**WRITTEN TASK:** No images are to be carried over; print all other material exactly as it stands.

**MATERIAL:**
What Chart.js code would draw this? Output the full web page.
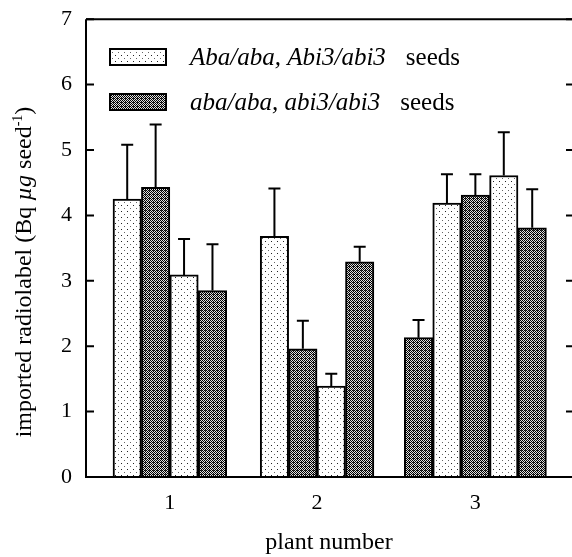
<!DOCTYPE html>
<html>
<head>
<meta charset="utf-8">
<script src="https://cdn.jsdelivr.net/npm/chart.js@4.4.1/dist/chart.umd.min.js"></script>
<style>
  html, body { margin: 0; padding: 0; background: #fff; }
  #wrap { width: 572px; height: 557px; }
</style>
</head>
<body>
<div id="wrap"><canvas id="myChart" width="572" height="557"></canvas></div>
<script>
// data
const plants = ["1", "2", "3"];
const genotypes = ["Aba/aba, Abi3/abi3", "aba/aba, abi3/abi3"];
const barPlant = [0, 0, 0, 0, 1, 1, 1, 1, 2, 2, 2, 2, 2];
const barGenotype = [0, 1, 0, 1, 0, 1, 0, 1, 1, 0, 1, 0, 1];
const means = [4.25, 4.43, 3.09, 2.85, 3.68, 1.96, 1.39, 3.29, 2.13, 4.19, 4.31, 4.61, 3.81];
const errors = [0.83, 0.96, 0.55, 0.71, 0.73, 0.43, 0.19, 0.23, 0.27, 0.44, 0.32, 0.66, 0.59];
const yTicks = [0, 1, 2, 3, 4, 5, 6, 7];

// layout: where each plant group starts, in bar widths
const groupStart = [0.95, 6.13, 11.2];
const xMax = 17.1;

const serif = "'Liberation Serif', 'Times New Roman', serif";

// fill patterns
function makePattern(light) {
  const c = document.createElement("canvas");
  const g = c.getContext("2d");
  if (light) {
    c.width = 6; c.height = 6;
    g.fillStyle = "#fff";
    g.fillRect(0, 0, 6, 6);
    g.fillStyle = "#222";
    g.fillRect(1, 1, 1, 1);
    g.fillStyle = "#666";
    g.fillRect(4, 4, 1, 1);
  } else {
    c.width = 4; c.height = 4;
    for (let i = 0; i < 4; i++) {
      for (let j = 0; j < 4; j++) {
        g.fillStyle = (i + j) % 2 === 0 ? "#000" : "#e0e0e0";
        g.fillRect(i, j, 1, 1);
      }
    }
    g.fillStyle = "#333";
    g.fillRect(1, 2, 1, 1);
  }
  return g.createPattern(c, "repeat");
}
const ctx = document.getElementById("myChart").getContext("2d");
const fills = [makePattern(true), makePattern(false)];

// positions of bars, per group
const counts = [0, 0, 0];
const points = means.map((m, i) => {
  const g = barPlant[i];
  const x = groupStart[g] + counts[g] + 0.5;
  counts[g]++;
  return { x: x, y: m };
});
const groupCenters = plants.map((p, g) => groupStart[g] + counts[g] / 2);

// frame, ticks, error bars, legend, y title
const decor = {
  id: "decor",
  afterDatasetsDraw(chart) {
    const c = chart.ctx;
    const xs = chart.scales.x, ys = chart.scales.y;
    const a = chart.chartArea;
    c.save();
    c.strokeStyle = "#000";
    c.lineWidth = 2;

    // error bars
    points.forEach((p, i) => {
      const px = xs.getPixelForValue(p.x);
      const y0 = ys.getPixelForValue(p.y);
      const y1 = ys.getPixelForValue(p.y + errors[i]);
      c.beginPath();
      c.moveTo(px, y0);
      c.lineTo(px, y1);
      c.moveTo(px - 6, y1);
      c.lineTo(px + 6, y1);
      c.stroke();
    });

    // axes
    c.beginPath();
    c.moveTo(a.left, a.top);
    c.lineTo(a.right, a.top);
    c.moveTo(a.left, a.top);
    c.lineTo(a.left, a.bottom);
    c.lineTo(a.right, a.bottom);
    c.stroke();
    yTicks.forEach(v => {
      const py = ys.getPixelForValue(v);
      c.beginPath();
      c.moveTo(a.left, py);
      c.lineTo(a.left + 8, py);
      c.moveTo(a.right - 6, py);
      c.lineTo(a.right, py);
      c.stroke();
    });

    // legend
    c.fillStyle = "#000";
    c.textBaseline = "alphabetic";
    genotypes.forEach((name, k) => {
      const by = 49 + k * 45;
      c.fillStyle = fills[k];
      c.fillRect(110, by, 56, 16);
      c.strokeRect(110, by, 56, 16);
      c.fillStyle = "#000";
      c.font = "italic 25px " + serif;
      c.fillText(name, 190, by + 16);
      const w = c.measureText(name).width;
      c.font = "25px " + serif;
      c.fillText("seeds", 190 + w + 20, by + 16);
    });

    // y axis title
    c.translate(31, 272);
    c.rotate(-Math.PI / 2);
    const parts = [
      ["imported radiolabel (Bq ", "24px", 0],
      ["\u00b5g", "italic 24px", 0],
      [" seed", "24px", 0],
      ["-1", "14px", -9],
      [")", "24px", 0]
    ];
    let total = 0;
    parts.forEach(p => { c.font = p[1] + " " + serif; total += c.measureText(p[0]).width; });
    let x = -total / 2;
    parts.forEach(p => {
      c.font = p[1] + " " + serif;
      c.fillText(p[0], x, p[2]);
      x += c.measureText(p[0]).width;
    });
    c.restore();
  }
};

const config = {
  type: "bar",
  data: {
    datasets: [
      {
        data: points,
        backgroundColor: (context) => fills[barGenotype[context.dataIndex]],
        borderColor: "#000",
        borderWidth: 2,
        categoryPercentage: 1,
        barPercentage: 1,
      },
    ],
  },
  options: {
    responsive: false,
    animation: false,
    layout: { padding: { top: 17, right: 0, left: 0, bottom: 0 } },
    plugins: {
      legend: { display: false },
      tooltip: { enabled: false },
    },
    scales: {
      x: {
        type: "linear",
        min: 0,
        max: xMax,
        offset: false,
        grid: { display: false },
        border: { display: false },
        afterBuildTicks: (scale) => {
          scale.ticks = groupCenters.map(v => ({ value: v }));
        },
        afterFit: (scale) => { scale.height = 80; },
        ticks: {
          color: "#000",
          font: { family: serif, size: 22 },
          padding: 5,
          maxRotation: 0,
          callback: function (value, index) {
            return plants[index];
          },
        },
        title: {
          display: true,
          text: "plant number",
          color: "#000",
          font: { family: serif, size: 24 },
          padding: { top: 16, bottom: 0 },
        },
      },
      y: {
        min: 0,
        max: 7,
        grid: { display: false },
        border: { display: false },
        afterFit: (scale) => { scale.width = 86; },
        afterBuildTicks: (scale) => {
          scale.ticks = yTicks.map(v => ({ value: v }));
        },
        ticks: {
          color: "#000",
          font: { family: serif, size: 22 },
          padding: 6,
        },
      },
    },
  },
  plugins: [decor],
};

const myChart = new Chart(ctx, config);
</script>
</body>
</html>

**EXERCISE OUTPUT:**
What Chart.js code would draw this? Output the full web page.
<!DOCTYPE html>
<html>
<head>
<meta charset="utf-8">
<script src="https://cdn.jsdelivr.net/npm/chart.js@4.4.1/dist/chart.umd.min.js"></script>
<style>
  html, body { margin: 0; padding: 0; background: #fff; }
  #wrap { width: 572px; height: 557px; }
</style>
</head>
<body>
<div id="wrap"><canvas id="myChart" width="572" height="557"></canvas></div>
<script>
// data
const plants = ["1", "2", "3"];
const genotypes = ["Aba/aba, Abi3/abi3", "aba/aba, abi3/abi3"];
const barPlant = [0, 0, 0, 0, 1, 1, 1, 1, 2, 2, 2, 2, 2];
const barGenotype = [0, 1, 0, 1, 0, 1, 0, 1, 1, 0, 1, 0, 1];
const means = [4.25, 4.43, 3.09, 2.85, 3.68, 1.96, 1.39, 3.29, 2.13, 4.19, 4.31, 4.61, 3.81];
const errors = [0.83, 0.96, 0.55, 0.71, 0.73, 0.43, 0.19, 0.23, 0.27, 0.44, 0.32, 0.66, 0.59];
const yTicks = [0, 1, 2, 3, 4, 5, 6, 7];

// layout: where each plant group starts, in bar widths
const groupStart = [0.95, 6.13, 11.2];
const xMax = 17.1;

const serif = "'Liberation Serif', 'Times New Roman', serif";

// fill patterns
function makePattern(light) {
  const c = document.createElement("canvas");
  const g = c.getContext("2d");
  if (light) {
    c.width = 6; c.height = 6;
    g.fillStyle = "#fff";
    g.fillRect(0, 0, 6, 6);
    g.fillStyle = "#222";
    g.fillRect(1, 1, 1, 1);
    g.fillStyle = "#666";
    g.fillRect(4, 4, 1, 1);
  } else {
    c.width = 4; c.height = 4;
    for (let i = 0; i < 4; i++) {
      for (let j = 0; j < 4; j++) {
        g.fillStyle = (i + j) % 2 === 0 ? "#000" : "#e0e0e0";
        g.fillRect(i, j, 1, 1);
      }
    }
    g.fillStyle = "#333";
    g.fillRect(1, 2, 1, 1);
  }
  return g.createPattern(c, "repeat");
}
const ctx = document.getElementById("myChart").getContext("2d");
const fills = [makePattern(true), makePattern(false)];

// positions of bars, per group
const counts = [0, 0, 0];
const points = means.map((m, i) => {
  const g = barPlant[i];
  const x = groupStart[g] + counts[g] + 0.5;
  counts[g]++;
  return { x: x, y: m };
});
const groupCenters = plants.map((p, g) => groupStart[g] + counts[g] / 2);

// frame, ticks, error bars, legend, y title
const decor = {
  id: "decor",
  afterDatasetsDraw(chart) {
    const c = chart.ctx;
    const xs = chart.scales.x, ys = chart.scales.y;
    const a = chart.chartArea;
    c.save();
    c.strokeStyle = "#000";
    c.lineWidth = 2;

    // error bars
    points.forEach((p, i) => {
      const px = xs.getPixelForValue(p.x);
      const y0 = ys.getPixelForValue(p.y);
      const y1 = ys.getPixelForValue(p.y + errors[i]);
      c.beginPath();
      c.moveTo(px, y0);
      c.lineTo(px, y1);
      c.moveTo(px - 6, y1);
      c.lineTo(px + 6, y1);
      c.stroke();
    });

    // axes
    c.beginPath();
    c.moveTo(a.left, a.top);
    c.lineTo(a.right, a.top);
    c.moveTo(a.left, a.top);
    c.lineTo(a.left, a.bottom);
    c.lineTo(a.right, a.bottom);
    c.stroke();
    yTicks.forEach(v => {
      const py = ys.getPixelForValue(v);
      c.beginPath();
      c.moveTo(a.left, py);
      c.lineTo(a.left + 8, py);
      c.moveTo(a.right - 6, py);
      c.lineTo(a.right, py);
      c.stroke();
    });

    // legend
    c.fillStyle = "#000";
    c.textBaseline = "alphabetic";
    genotypes.forEach((name, k) => {
      const by = 49 + k * 45;
      c.fillStyle = fills[k];
      c.fillRect(110, by, 56, 16);
      c.strokeRect(110, by, 56, 16);
      c.fillStyle = "#000";
      c.font = "italic 25px " + serif;
      c.fillText(name, 190, by + 16);
      const w = c.measureText(name).width;
      c.font = "25px " + serif;
      c.fillText("seeds", 190 + w + 20, by + 16);
    });

    // y axis title
    c.translate(31, 272);
    c.rotate(-Math.PI / 2);
    const parts = [
      ["imported radiolabel (Bq ", "24px", 0],
      ["\u00b5g", "italic 24px", 0],
      [" seed", "24px", 0],
      ["-1", "14px", -9],
      [")", "24px", 0]
    ];
    let total = 0;
    parts.forEach(p => { c.font = p[1] + " " + serif; total += c.measureText(p[0]).width; });
    let x = -total / 2;
    parts.forEach(p => {
      c.font = p[1] + " " + serif;
      c.fillText(p[0], x, p[2]);
      x += c.measureText(p[0]).width;
    });
    c.restore();
  }
};

const config = {
  type: "bar",
  data: {
    datasets: [
      {
        data: points,
        backgroundColor: (context) => fills[barGenotype[context.dataIndex]],
        borderColor: "#000",
        borderWidth: 2,
        categoryPercentage: 1,
        barPercentage: 1,
      },
    ],
  },
  options: {
    responsive: false,
    animation: false,
    layout: { padding: { top: 17, right: 0, left: 0, bottom: 0 } },
    plugins: {
      legend: { display: false },
      tooltip: { enabled: false },
    },
    scales: {
      x: {
        type: "linear",
        min: 0,
        max: xMax,
        offset: false,
        grid: { display: false },
        border: { display: false },
        afterBuildTicks: (scale) => {
          scale.ticks = groupCenters.map(v => ({ value: v }));
        },
        afterFit: (scale) => { scale.height = 80; },
        ticks: {
          color: "#000",
          font: { family: serif, size: 22 },
          padding: 5,
          maxRotation: 0,
          callback: function (value, index) {
            return plants[index];
          },
        },
        title: {
          display: true,
          text: "plant number",
          color: "#000",
          font: { family: serif, size: 24 },
          padding: { top: 16, bottom: 0 },
        },
      },
      y: {
        min: 0,
        max: 7,
        grid: { display: false },
        border: { display: false },
        afterFit: (scale) => { scale.width = 86; },
        afterBuildTicks: (scale) => {
          scale.ticks = yTicks.map(v => ({ value: v }));
        },
        ticks: {
          color: "#000",
          font: { family: serif, size: 22 },
          padding: 6,
        },
      },
    },
  },
  plugins: [decor],
};

const myChart = new Chart(ctx, config);
</script>
</body>
</html>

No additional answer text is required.